BILOXI, MS (WLOX) - Meet Robert Brewer and his wife Sherry. Robert worked in the shipbuilding industry for years before losing his job. Now he sells tomatoes on the side of the road to make ends meet. It's no surprise what the number one campaign issue is for him.
"The economy is as lackluster as it's been since I've been working," Brewer said. "The seafood industry has taken a big hit last year and all the contractors that work around Ingalls and Halter, they're just barely getting by."
At the Goodwill store, shoppers are looking for a good deal. They're also looking for something even more important. Havard Jordan is one of them.
"Economic development which creates jobs," Jordan said. "We're one of the poorest states in the union and we're not going to get out of there until we get more jobs."
Carole Marie and Susan Shepherd are about to being their daily workout routine. They hope the next governor will work just as hard as they do on their top concern.
"Jobs, jobs for the citizens of the state," Shepard said. "I think that everybody is really hurting."
"Economically, we're all hurting," Marie said. "And so I think everybody needs to concentrate on pulling in businesses to our state to provide jobs for our people."
Phil Bryant, the republican nominee for governor, was on the coast opening his campaign headquarters Wednesday, and said he gets the message.
"We have got to continue to understand that job creation in Mississippi is the most important responsibility we all have," Bryant said. "The government cannot create jobs.

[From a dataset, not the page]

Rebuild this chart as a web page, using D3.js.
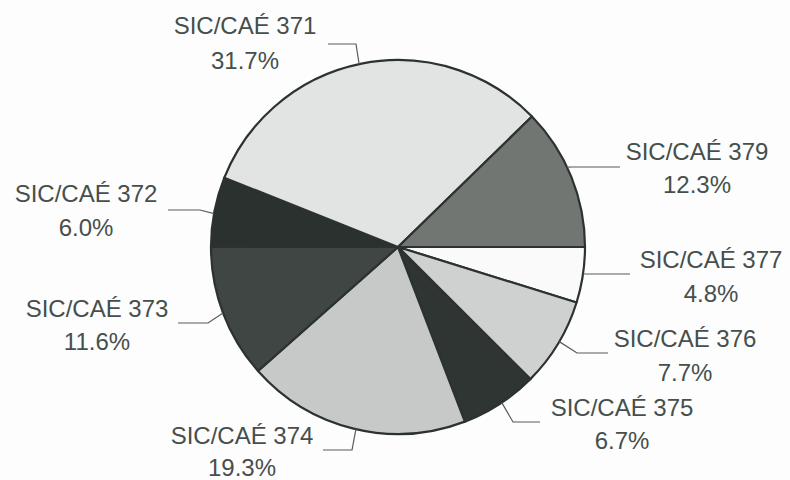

We create an environment where entrepreneurs and businessmen create jobs."
Even for people who are working in this tough economy, job creation is still the number one issue. The reason why? They fear those jobs may not last forever.
Trey Tinsley works at Fast Eddie's Oil Change Service. You can put him in that camp.
"Job security. Making sure you can pay all your bills and do everything comfortably."
For these people, a comfortable and secure life doesn't seem like too much to ask.